In poco tempo il paese intero è contro di lui – a cominciare dal signorotto che s’è visto intralciato nelle proprie speculazioni – e anche i suoi superiori, a Palermo, gli lasciano intuire di disapprovare uno zelo che non sarebbe servito a mutare una situazione vecchia. Stanco, sfiduciato, il pretore rinuncia, ma proprio mentre sta per lasciare l’incarico a un successore più acquiescente, i banditi gli uccidono l’unica persona che in quell’ambiente ostile gli si era accostata con amicizia, un ragazzetto coinvolto in una vendetta privata. Il pretore torna indietro, fa suonare le campane a martello, ai cittadini accorsi rinfaccia i loro torti, alla mafia sopraggiunta a cavallo dimostra il suo errore di volersi sostituire all’autorità legittima, e finalmente il capomafia comprende: i suoi uomini, dietro suo ordine, circondano l’assassino del ragazzo e lo consegnano al Pretore. Questi, arrestandolo, può così pronunciare la formula solenne che da anni non risuonava più in quei luoghi: “In nome della legge”.

Daniele Onori


[1] Magistrato esperto in diritto del lavoro, criminologia e procedura penale, ha scritto pure testi di narrativa. Interessandosi della mafia, ne ha dato una rappresentazione ambigua, di società criminale portatrice di virtù sociali, sia nelle opere letterarie sia in alcuni testi giuridici. Il suo esordio artistico è rappresentato proprio da questo romanzo autobiografico Piccola pretura (1948), ispirato all’esperienza di pretore che lui stesso compì a Barrafranca.

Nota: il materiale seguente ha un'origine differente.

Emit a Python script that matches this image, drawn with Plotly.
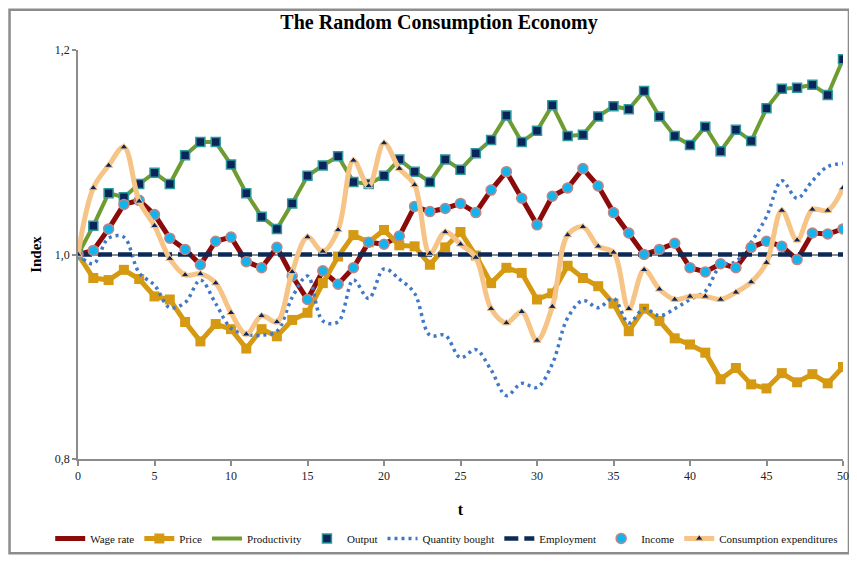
import plotly.graph_objects as go

t = list(range(51))

wage_rate = [1.000, 1.004, 1.025, 1.049, 1.053, 1.039, 1.016, 1.005, 0.990, 1.013, 1.017,
             0.993, 0.987, 1.007, 0.979, 0.956, 0.984, 0.971, 0.987, 1.012, 1.010,
             1.018, 1.047, 1.042, 1.045, 1.050, 1.041, 1.063, 1.081, 1.055, 1.029,
             1.057, 1.065, 1.084, 1.067, 1.041, 1.021, 1.000, 1.005, 1.011, 0.987,
             0.983, 0.991, 0.987, 1.007, 1.013, 1.008, 0.995, 1.021, 1.020, 1.025]

price = [1.000, 0.977, 0.975, 0.985, 0.976, 0.959, 0.956, 0.934, 0.915, 0.932, 0.927,
         0.908, 0.927, 0.920, 0.936, 0.943, 0.972, 0.998, 1.019, 1.012, 1.024,
         1.009, 1.008, 0.990, 1.007, 1.022, 0.999, 0.972, 0.987, 0.982, 0.956,
         0.962, 0.989, 0.977, 0.969, 0.952, 0.925, 0.947, 0.935, 0.918, 0.912,
         0.904, 0.878, 0.889, 0.873, 0.869, 0.884, 0.875, 0.883, 0.874, 0.890]

productivity = [1.000, 1.028, 1.060, 1.056, 1.069, 1.080, 1.069, 1.097, 1.110, 1.110, 1.088,
                1.060, 1.037, 1.025, 1.050, 1.077, 1.087, 1.096, 1.071, 1.069, 1.077,
                1.093, 1.081, 1.071, 1.093, 1.083, 1.099, 1.112, 1.136, 1.110, 1.121,
                1.146, 1.116, 1.117, 1.135, 1.145, 1.142, 1.160, 1.135, 1.116, 1.107,
                1.125, 1.101, 1.122, 1.111, 1.143, 1.162, 1.163, 1.166, 1.156, 1.191]

output = [1.000, 1.028, 1.060, 1.056, 1.069, 1.080, 1.069, 1.097, 1.110, 1.110, 1.088,
          1.060, 1.037, 1.025, 1.050, 1.077, 1.087, 1.096, 1.071, 1.069, 1.077,
          1.093, 1.081, 1.071, 1.093, 1.083, 1.099, 1.112, 1.136, 1.110, 1.121,
          1.146, 1.116, 1.117, 1.135, 1.145, 1.142, 1.160, 1.135, 1.116, 1.107,
          1.125, 1.101, 1.122, 1.111, 1.143, 1.162, 1.163, 1.166, 1.156, 1.191]

quantity_bought = [1.000, 0.991, 1.016, 1.017, 0.982, 0.970, 0.948, 0.953, 0.975, 0.952, 0.928,
                   0.922, 0.921, 0.925, 0.958, 0.979, 0.935, 0.934, 0.975, 0.957, 0.986,
                   0.976, 0.962, 0.921, 0.921, 0.899, 0.907, 0.887, 0.862, 0.874, 0.870,
                   0.893, 0.938, 0.955, 0.948, 0.957, 0.933, 0.947, 0.940, 0.947, 0.956,
                   0.964, 0.989, 0.993, 1.012, 1.037, 1.072, 1.055, 1.072, 1.086, 1.089]

employment = [1.0] * 51

income = [1.000, 1.004, 1.025, 1.049, 1.053, 1.039, 1.016, 1.005, 0.990, 1.013, 1.017,
          0.993, 0.987, 1.007, 0.979, 0.956, 0.984, 0.971, 0.987, 1.012, 1.010,
          1.018, 1.047, 1.042, 1.045, 1.050, 1.041, 1.063, 1.081, 1.055, 1.029,
          1.057, 1.065, 1.084, 1.067, 1.041, 1.021, 1.000, 1.005, 1.011, 0.987,
          0.983, 0.991, 0.987, 1.007, 1.013, 1.008, 0.995, 1.021, 1.020, 1.025]

consumption = [1.000, 1.065, 1.087, 1.105, 1.052, 1.028, 0.996, 0.980, 0.981, 0.972, 0.943,
               0.922, 0.940, 0.934, 0.983, 1.017, 1.003, 1.024, 1.092, 1.067, 1.109,
               1.084, 1.068, 1.001, 1.022, 1.010, 0.997, 0.947, 0.933, 0.944, 0.916,
               0.949, 1.019, 1.027, 1.008, 1.002, 0.947, 0.985, 0.966, 0.956, 0.959,
               0.959, 0.956, 0.963, 0.973, 0.992, 1.043, 1.014, 1.044, 1.043, 1.065]

y_ticks = [0.8, 1.0, 1.2]
x_ticks = list(range(0, 51, 5))

SERIF = "Liberation Serif, Times New Roman, serif"
NAVY = "#0D2A57"

fig = go.Figure()

fig.add_trace(go.Scatter(x=t, y=wage_rate, name="Wage rate", mode="lines",
                         line=dict(color="#8B0A0A", width=5)))
fig.add_trace(go.Scatter(x=t, y=price, name="Price", mode="lines+markers",
                         line=dict(color="#D69A12", width=5),
                         marker=dict(symbol="square", size=10, color="#D69A12")))
fig.add_trace(go.Scatter(x=t, y=productivity, name="Productivity", mode="lines",
                         line=dict(color="#6F9C30", width=4)))
fig.add_trace(go.Scatter(x=t, y=output, name="Output", mode="markers",
                         marker=dict(symbol="square", size=9, color="#0B2459",
                                     line=dict(color="#2E9A9C", width=1.5))))
fig.add_trace(go.Scatter(x=t, y=quantity_bought, name="Quantity bought", mode="lines",
                         line=dict(color="#3F78C6", width=3.5, dash="3px,4px",
                                   shape="spline", smoothing=1)))
fig.add_trace(go.Scatter(x=t, y=employment, name="Employment", mode="lines",
                         line=dict(color=NAVY, width=4.5, dash="14px,6px")))
fig.add_trace(go.Scatter(x=t, y=income, name="Income", mode="markers",
                         marker=dict(symbol="circle", size=10, color="#12B4EE",
                                     line=dict(color="#C08585", width=1.5))))
fig.add_trace(go.Scatter(x=t, y=consumption, name="Consumption expenditures",
                         mode="lines+markers",
                         line=dict(color="#F6C487", width=5, shape="spline", smoothing=1),
                         marker=dict(symbol="triangle-up", size=7, color="#0B2459",
                                     line=dict(color="#F6C487", width=1))))

# The page body adds an 8px offset, so the figure is sized to the window minus that.
W, H = 849, 553
L, R, T, B = 70, 841, 42, 454   # plot area in figure pixels
def px_x(p):
    return (p - L) / (R - L)
def px_y(p):
    return (B - p) / (B - T)

fig.add_shape(type="rect", xref="paper", yref="paper",
              x0=px_x(1), x1=px_x(847), y0=px_y(549), y1=px_y(1.5),
              line=dict(color="#8C8C8C", width=2.5), fillcolor="rgba(0,0,0,0)",
              layer="below")

fig.update_layout(
    width=W, height=H,
    margin=dict(l=L, r=W - R, t=T, b=H - B),
    paper_bgcolor="white", plot_bgcolor="white",
    separators=",.",
    title=dict(text="<b>The Random Consumption Economy</b>",
               font=dict(family=SERIF, size=20, color="#000000"),
               x=431 / W, xref="container", xanchor="center",
               y=1 - 14 / H, yref="container", yanchor="middle"),
    font=dict(family=SERIF, size=12, color="#222222"),
    showlegend=True,
    legend=dict(orientation="h", x=px_x(42), xanchor="left",
                y=px_y(534), yanchor="middle",
                font=dict(family=SERIF, size=11, color="#111111"),
                itemwidth=30, bgcolor="rgba(0,0,0,0)", tracegroupgap=0),
    xaxis=dict(range=[0, 50], tickvals=x_ticks, ticktext=[str(v) for v in x_ticks],
               showgrid=False, zeroline=False, showline=True, linecolor="#8C8C8C",
               linewidth=1.5, ticks="outside", ticklen=5, tickcolor="#8C8C8C",
               tickwidth=1.5,
               tickfont=dict(family=SERIF, size=12, color="#222222"),
               title=dict(text="<b>t</b>", font=dict(family=SERIF, size=16, color="#000000"),
                          standoff=22)),
    yaxis=dict(range=[0.8, 1.2], tickvals=y_ticks, tickformat=".1f",
               showgrid=True, gridcolor="#8C8C8C", gridwidth=1.5,
               zeroline=False, showline=True, linecolor="#8C8C8C", linewidth=1.5,
               ticks="outside", ticklen=4, tickcolor="#8C8C8C", tickwidth=1.5,
               tickfont=dict(family=SERIF, size=12, color="#222222"),
               title=dict(text="<b>Index</b>", font=dict(family=SERIF, size=15, color="#000000"),
                          standoff=10)),
)

fig.write_html("out.html")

[2] Il pretore mandamentale era al tempo stesso pubblico ministero per i reati puniti meno gravemente, giudice dei reati medesimi, e svolgeva anche funzioni civili e di volontaria giurisdizione entro un certo limite di competenza. Questa figura è stata abolita con l’entrata in vigore del codice di procedura penale del 1989.